Change 142: Deduction of tax: meaning of "qualifying certificate of deposit" and "qualifying uncertificated eligible debt security unit": clauses 919 and 920
This change aligns the terms of the repayment condition in the definitions of "qualifying certificate of deposit" and "qualifying uncertificated eligible debt security unit" with the terms of the repayment condition in the definition of "qualifying time deposit".
Under the source legislation (sections 349(4) and 482(6) of ICTA), the issuer of any of these two instruments must pay an amount of not less than £50,000 (or equivalent if in a foreign currency) "after a period of not more than five years beginning with the date on which the deposit is made".
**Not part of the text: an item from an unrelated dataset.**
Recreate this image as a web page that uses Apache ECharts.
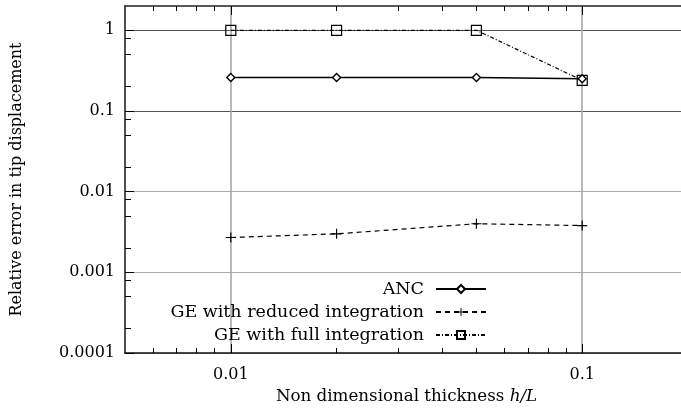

The source legislation is not clear about whether this means that the amount must be repaid in one tranche at a specified time. But in practice, whenever these instruments are issued, they are issued on the basis that the amount is payable in one tranche at a specified time within five years of the date of the deposit being made, in line with the position for qualifying time deposits.
This change has no implications for the amount of tax paid, who pays it or when. It affects (in principle but not in practice) only administrative matters.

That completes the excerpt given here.